SANTIAGO, Oct 19 (Reuters) – Mining giants BHP and Antofagasta Minerals said on Wednesday that a mining royalty
bill in Chile would affect competitiveness and encourage miners
to reevaluate investments.
Chile is the world’s top copper producing nation and the
government has proposed a royalty with a portion based on sales
and the other subject to profitability, which progresses as the
price of copper increases.
Speaking to Chile’s Congress, BHP’s vice president of
corporate affairs for the Americas, Rene Muga, said the current
bill would impact the company’s competitiveness abroad and
negatively impact its own operations in other countries.
“It is our duty to warn that in a highly competitive global
world, Chile cannot disproportionately increase its taxes
without significantly affecting investment levels,” Muga said.

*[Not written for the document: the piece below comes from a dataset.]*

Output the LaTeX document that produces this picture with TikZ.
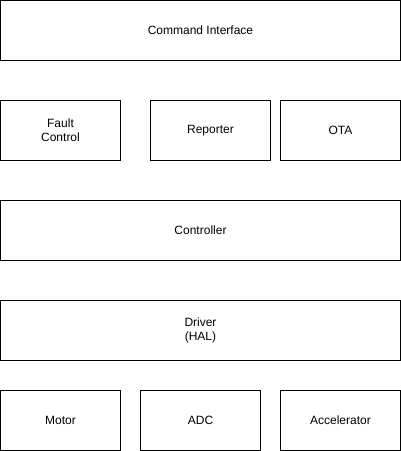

He added that the initiative would lead the mining company
to reconsider an announced investment portfolio of $10 billion,
since it was designed “without considering such an excessive tax
burden increase.”
For his part, the vice president of corporate affairs of
Antofagasta Minerals , Rene Aguilar, pointed out that
with the proposed changes, total taxation would exceed 48%,
putting it on par with high-tax countries such as Congo,
Mongolia and Zambia.
“It is essential to consider the depreciation of investments
in the calculation of mining income,” Aguilar said. “This is a
very relevant point, especially for groups like Antofagasta,
which has a potential investment portfolio of close to $5
billion for the coming years.”
Both company representatives acknowledged that there’s room
for more contribution from the mining sector, but pushed for
collaborative agreements that maintain business sustainability.